Big, Bad and Biblical: Ridley Scott's 'Exodus' succumbs to stereotype

Seti (John Turturro, background) presents the future leaders of Egypt: Ramses (Joel Edgerton, left) and Moses (Christian Bale) - COURTESY
Seti (John Turturro, background) presents the future leaders of Egypt: Ramses (Joel Edgerton, left) and Moses (Christian Bale)

Ridley Scott has a history of fumbling with and missing the mark on sweeping historical epics. 1492: Conquest of Paradise, Kingdom of Heaven and Robin Hood were all criticized for lacking depth and racial/cultural sensitivity. Scott might be better suited for films set in the future (see Blade Runner) because Exodus: Gods and Kings was equally troubling yet admittedly entertaining.

In advance of its December 12 release, Exodus solidified its place as one of the most controversial films of 2014. The casting decisions in this movie were god awful, to put it nicely. When Christian Bale is cast as Moses, and Sigourney Weaver and Joel Edgerton are cast as Egyptians—your film is clearly missing the mark. Hollywood has a regrettable history of whitewashing, and it's troubling to see the practice continue. We've regrettably watched Burt Lancaster in Apache, Mickey Rooney in Breakfast at Tiffany's and Ben Affleck in Argo, and Exodus perpetuates Hollywood's brand of racial invisibility instead of working to end it.

If we can put the film's glaring failures behind us, and it's understandable if you can't, Scott and Bale deserve credit for a complicated portrayal of Moses. Their Moses initially rejects religion and views faith as a precursor to fanaticism until he suffers blunt trauma to the head. During his incapacitation, he speaks with God (an 11-year-old Isaac Andrews) next to a burning bush and is convinced to exercise the wishes of his newfound savior. Bale recently received flack for describing Moses as barbaric and schizophrenic but I think these beliefs successfully bleed into his performance. Always a captivating and massively talented performer, Bale's Moses is dangerously psychotic—yet, against any form of reason, frees a large population of enslaved people. Exodus gives the audience a chance to question the story of Moses as just a story.

In true Scott fashion, Exodus is visually and aurally stunning. Although I'm not a fan of the 3D experience, the filmmaker's deftness at world-creating is undeniable. During the depiction of the ten plagues, the audience is forced to watch as children silently die at the hands of an invisible villain (God) and the scene terrifies in a way that only a Scott creation could. From the clanking jewels dripping from Ramses' body to the horror of the ten plagues to the sound of the Pharaoh's bare feet sweeping across his bedroom floor, Scott seats the audience firmly in his version of ancient Egypt.
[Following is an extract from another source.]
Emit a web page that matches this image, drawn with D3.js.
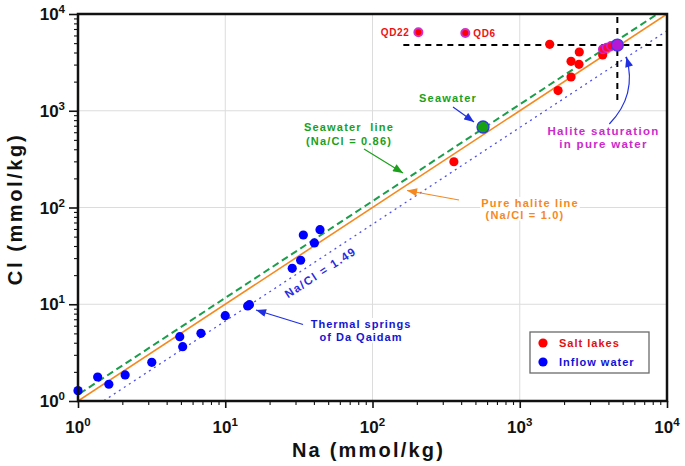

As an admitted Scott apologist, I want to say that Exodus is fun because it has exciting action sequences and an interesting performance from a talented actor. Unfortunately, Exodus has too many issues that are impossible to ignore.

Exodus: Gods and Kings (PG-13), Dir. Ridley Scott; writ. Adam Cooper, Bill Collage, Jeffrey Caine, Steven Zaillian; feat. Christian Bale, Joel Edgerton, Ben Kingsley, Sigourney Weaver. Opens December 12. ★ ★


Ridley Scott may be recognized for his 1979 sophomore release, Alien, but the director should be renowned for the entirety of his career.

Scott was involved with some of the most inventive television advertisements of the 1970s. His commercials, "1984" for Apple and "Boy on Bike" for Hovis, gave audiences a sneak peak at the work of an artist who soon would become one of the most recognized directors of the late-'70s onward.

After directing more than 2,000 commercials and solidifying himself as one of the most prolific advertisers of the era, Scott went on to direct his first feature film, The Duellists, which won the Jury Prize for Best First Feature at the Cannes Film Festival.

Known for his visually stunning set design, Scott is a builder of cinematic worlds, a master of set design and a magician behind the camera. Perhaps more importantly, Scott works only on projects he cares about—a rarity for any filmmaker in the age of blockbusters. Stephen Moss of The Guardian put it nicely when he said, "Scott is a throwback to the studio system in which directors such as Howard Hawks and Michael Curtiz, working fast on projects they hadn't originated, could produce terrific films. He is not an auteur, but he is far more than just a technician."

He may have taken flack for some casting decisions in his most recent release, Exodus: Gods and Kings, but anything Scott directs is worth a shot.